Ann Hagan Webb described dread she said she felt before the school bus arrived each morning, recalling that her parish priest began sexually abusing her at school when she was a kindergartner in Rhode Island. She said the abuse took place between 1957 and 1965 and that she was abused from the age of 5 to 12. Webb, who said she later became a trained psychologist, said she turned to therapy decades afterward to help process memories of what she experienced, but she said reporting the abuse brought hostility.
Webb said she initially asked only for compensation to cover therapy bills, but she described leaders at the Diocese of Providence demanding medical records and questioning the veracity of her claims. She said that experience pushed her into advocacy and that, in 2019, she helped convince the Rhode Island Legislature to enact legislation dubbed “Annie’s Law,” which she said allows child sexual abusers to be held civilly accountable to victims.
Webb said her advocacy has been exhausting and that she still faces stigma when speaking publicly, including what she described as the way her abuse is often overlooked because many assume clergy abuse affected only boys. She told AP, “For 32 years, the diocese has called me not credible. I can’t tell you what that feels like,” and said the attorney general’s investigation has renewed her hope that change and justice are still possible.
“It feels like vindication,” Webb said, adding that she hopes the public presses for the church to be different.
The Rhode Island investigation adds to a broader pattern of scrutiny around clergy sexual abuse, with observers pointing to earlier federal and state inquiries and prosecutions. AP noted that the pushback around how allegations were handled gained momentum internationally after the Boston Globe reported in 2002 on how the Boston Archdiocese moved abusive priests between parishes without warning parents or police, prompting investigations around the world.
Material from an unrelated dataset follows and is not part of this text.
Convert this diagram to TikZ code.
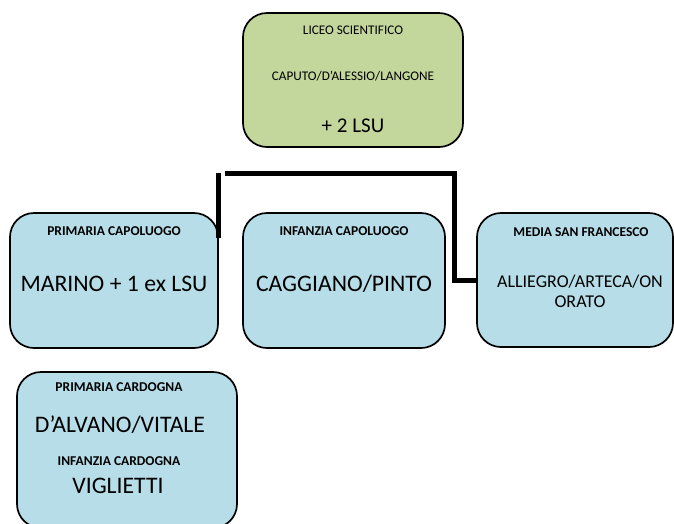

In Rhode Island, AP said, the shift took longer, even as accusations and lawsuits surfaced over the years. The reporting cited the diocese’s large Catholic population per capita—nearly 40%—and described how secrecy persisted even as legal action continued. Attorney Tim Conlon, who has represented sex abuse victims in Rhode Island, said that when he first filed suits against the Diocese of Providence, many people were unwilling to believe the allegations could be true in their own parishes. Conlon also said state law has made it difficult for victims to seek justice, including strict limits on civil suits against institutions such as the Catholic Church and narrow statutes of limitations for second-degree sexual assault.
“Clearly there’s a call for reform,” Conlon said. “The magnitude of the need is well documented.”